● Source excerpt

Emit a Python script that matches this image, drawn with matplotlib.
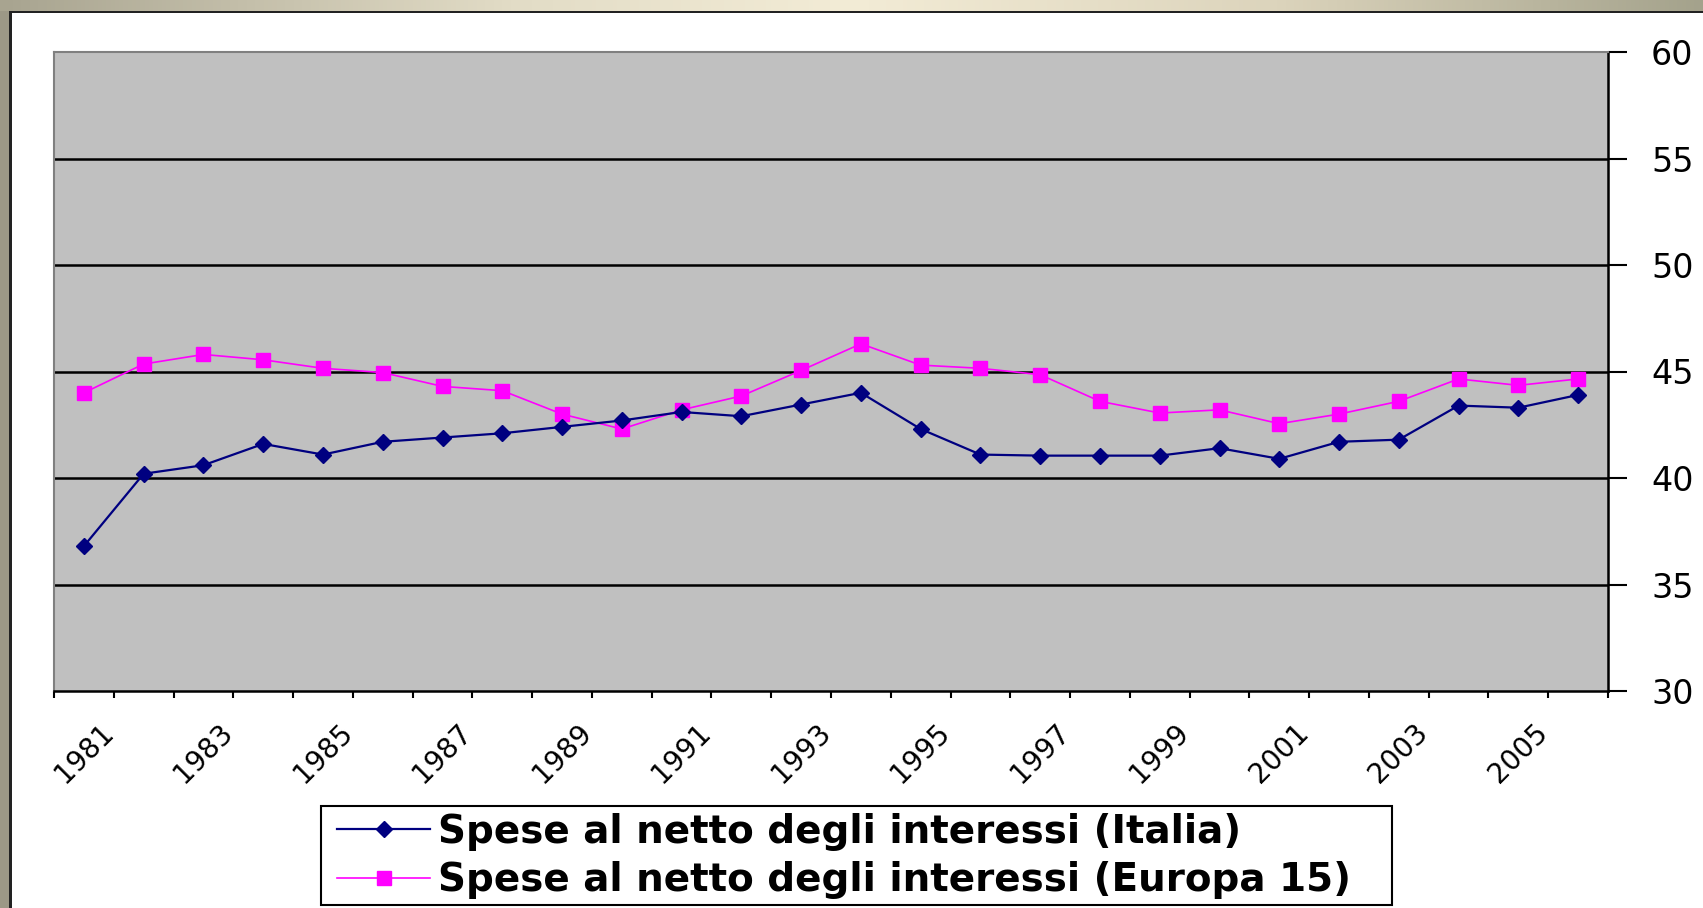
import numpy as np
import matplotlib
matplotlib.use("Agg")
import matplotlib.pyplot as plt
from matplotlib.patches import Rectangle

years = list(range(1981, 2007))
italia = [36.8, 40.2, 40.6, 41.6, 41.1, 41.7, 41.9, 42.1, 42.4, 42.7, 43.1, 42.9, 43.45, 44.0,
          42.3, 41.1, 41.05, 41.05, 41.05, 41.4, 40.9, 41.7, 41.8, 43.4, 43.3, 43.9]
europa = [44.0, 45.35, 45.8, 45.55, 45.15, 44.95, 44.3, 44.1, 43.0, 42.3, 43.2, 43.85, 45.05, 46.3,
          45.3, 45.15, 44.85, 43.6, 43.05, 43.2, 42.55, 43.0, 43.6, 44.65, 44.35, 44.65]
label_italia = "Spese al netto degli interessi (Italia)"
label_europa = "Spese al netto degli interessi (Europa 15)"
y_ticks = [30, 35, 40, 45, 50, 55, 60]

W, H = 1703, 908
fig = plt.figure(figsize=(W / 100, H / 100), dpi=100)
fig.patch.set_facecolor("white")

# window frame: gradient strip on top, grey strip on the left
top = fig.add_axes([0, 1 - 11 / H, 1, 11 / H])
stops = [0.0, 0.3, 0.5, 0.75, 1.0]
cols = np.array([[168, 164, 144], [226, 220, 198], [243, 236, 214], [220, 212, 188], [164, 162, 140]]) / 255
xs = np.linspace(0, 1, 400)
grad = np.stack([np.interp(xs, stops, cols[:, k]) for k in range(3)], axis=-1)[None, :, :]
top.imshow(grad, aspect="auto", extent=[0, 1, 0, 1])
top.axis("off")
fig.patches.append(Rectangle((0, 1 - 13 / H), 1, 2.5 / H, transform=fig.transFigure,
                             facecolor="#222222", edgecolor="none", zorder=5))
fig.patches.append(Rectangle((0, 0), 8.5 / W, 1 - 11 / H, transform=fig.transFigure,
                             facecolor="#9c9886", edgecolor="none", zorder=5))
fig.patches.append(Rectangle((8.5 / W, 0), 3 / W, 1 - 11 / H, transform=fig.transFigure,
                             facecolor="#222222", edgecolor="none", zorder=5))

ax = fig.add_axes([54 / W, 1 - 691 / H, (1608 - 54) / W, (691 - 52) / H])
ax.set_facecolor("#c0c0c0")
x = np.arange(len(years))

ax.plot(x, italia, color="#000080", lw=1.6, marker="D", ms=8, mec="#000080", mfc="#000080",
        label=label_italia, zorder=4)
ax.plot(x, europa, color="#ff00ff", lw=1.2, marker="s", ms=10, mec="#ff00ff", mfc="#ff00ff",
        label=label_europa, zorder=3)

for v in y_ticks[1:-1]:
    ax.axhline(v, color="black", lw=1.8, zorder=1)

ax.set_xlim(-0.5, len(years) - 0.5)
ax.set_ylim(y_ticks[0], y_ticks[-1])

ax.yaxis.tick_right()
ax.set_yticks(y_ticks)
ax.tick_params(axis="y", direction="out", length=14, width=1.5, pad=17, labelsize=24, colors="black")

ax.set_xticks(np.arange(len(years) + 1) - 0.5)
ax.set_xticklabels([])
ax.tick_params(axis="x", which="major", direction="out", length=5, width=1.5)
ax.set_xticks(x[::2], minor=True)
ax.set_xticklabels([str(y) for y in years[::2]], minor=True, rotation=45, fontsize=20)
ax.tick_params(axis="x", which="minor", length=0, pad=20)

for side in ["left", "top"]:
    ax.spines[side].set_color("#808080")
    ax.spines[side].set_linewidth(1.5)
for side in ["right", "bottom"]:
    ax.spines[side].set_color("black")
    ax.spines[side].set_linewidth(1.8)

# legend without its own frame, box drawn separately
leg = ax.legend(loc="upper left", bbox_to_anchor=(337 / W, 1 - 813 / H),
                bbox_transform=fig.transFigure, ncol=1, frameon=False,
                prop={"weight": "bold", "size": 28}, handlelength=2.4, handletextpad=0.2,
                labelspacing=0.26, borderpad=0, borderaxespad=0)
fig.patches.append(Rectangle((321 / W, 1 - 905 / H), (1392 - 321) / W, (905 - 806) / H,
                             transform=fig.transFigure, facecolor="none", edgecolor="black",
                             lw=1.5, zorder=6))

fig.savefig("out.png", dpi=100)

● Written task
Print out the material word for word, omitting the pictures.

● Written solution
Emit a Python script that matches this image, drawn with matplotlib.
import numpy as np
import matplotlib
matplotlib.use("Agg")
import matplotlib.pyplot as plt
from matplotlib.patches import Rectangle

years = list(range(1981, 2007))
italia = [36.8, 40.2, 40.6, 41.6, 41.1, 41.7, 41.9, 42.1, 42.4, 42.7, 43.1, 42.9, 43.45, 44.0,
          42.3, 41.1, 41.05, 41.05, 41.05, 41.4, 40.9, 41.7, 41.8, 43.4, 43.3, 43.9]
europa = [44.0, 45.35, 45.8, 45.55, 45.15, 44.95, 44.3, 44.1, 43.0, 42.3, 43.2, 43.85, 45.05, 46.3,
          45.3, 45.15, 44.85, 43.6, 43.05, 43.2, 42.55, 43.0, 43.6, 44.65, 44.35, 44.65]
label_italia = "Spese al netto degli interessi (Italia)"
label_europa = "Spese al netto degli interessi (Europa 15)"
y_ticks = [30, 35, 40, 45, 50, 55, 60]

W, H = 1703, 908
fig = plt.figure(figsize=(W / 100, H / 100), dpi=100)
fig.patch.set_facecolor("white")

# window frame: gradient strip on top, grey strip on the left
top = fig.add_axes([0, 1 - 11 / H, 1, 11 / H])
stops = [0.0, 0.3, 0.5, 0.75, 1.0]
cols = np.array([[168, 164, 144], [226, 220, 198], [243, 236, 214], [220, 212, 188], [164, 162, 140]]) / 255
xs = np.linspace(0, 1, 400)
grad = np.stack([np.interp(xs, stops, cols[:, k]) for k in range(3)], axis=-1)[None, :, :]
top.imshow(grad, aspect="auto", extent=[0, 1, 0, 1])
top.axis("off")
fig.patches.append(Rectangle((0, 1 - 13 / H), 1, 2.5 / H, transform=fig.transFigure,
                             facecolor="#222222", edgecolor="none", zorder=5))
fig.patches.append(Rectangle((0, 0), 8.5 / W, 1 - 11 / H, transform=fig.transFigure,
                             facecolor="#9c9886", edgecolor="none", zorder=5))
fig.patches.append(Rectangle((8.5 / W, 0), 3 / W, 1 - 11 / H, transform=fig.transFigure,
                             facecolor="#222222", edgecolor="none", zorder=5))

ax = fig.add_axes([54 / W, 1 - 691 / H, (1608 - 54) / W, (691 - 52) / H])
ax.set_facecolor("#c0c0c0")
x = np.arange(len(years))

ax.plot(x, italia, color="#000080", lw=1.6, marker="D", ms=8, mec="#000080", mfc="#000080",
        label=label_italia, zorder=4)
ax.plot(x, europa, color="#ff00ff", lw=1.2, marker="s", ms=10, mec="#ff00ff", mfc="#ff00ff",
        label=label_europa, zorder=3)

for v in y_ticks[1:-1]:
    ax.axhline(v, color="black", lw=1.8, zorder=1)

ax.set_xlim(-0.5, len(years) - 0.5)
ax.set_ylim(y_ticks[0], y_ticks[-1])

ax.yaxis.tick_right()
ax.set_yticks(y_ticks)
ax.tick_params(axis="y", direction="out", length=14, width=1.5, pad=17, labelsize=24, colors="black")

ax.set_xticks(np.arange(len(years) + 1) - 0.5)
ax.set_xticklabels([])
ax.tick_params(axis="x", which="major", direction="out", length=5, width=1.5)
ax.set_xticks(x[::2], minor=True)
ax.set_xticklabels([str(y) for y in years[::2]], minor=True, rotation=45, fontsize=20)
ax.tick_params(axis="x", which="minor", length=0, pad=20)

for side in ["left", "top"]:
    ax.spines[side].set_color("#808080")
    ax.spines[side].set_linewidth(1.5)
for side in ["right", "bottom"]:
    ax.spines[side].set_color("black")
    ax.spines[side].set_linewidth(1.8)

# legend without its own frame, box drawn separately
leg = ax.legend(loc="upper left", bbox_to_anchor=(337 / W, 1 - 813 / H),
                bbox_transform=fig.transFigure, ncol=1, frameon=False,
                prop={"weight": "bold", "size": 28}, handlelength=2.4, handletextpad=0.2,
                labelspacing=0.26, borderpad=0, borderaxespad=0)
fig.patches.append(Rectangle((321 / W, 1 - 905 / H), (1392 - 321) / W, (905 - 806) / H,
                             transform=fig.transFigure, facecolor="none", edgecolor="black",
                             lw=1.5, zorder=6))

fig.savefig("out.png", dpi=100)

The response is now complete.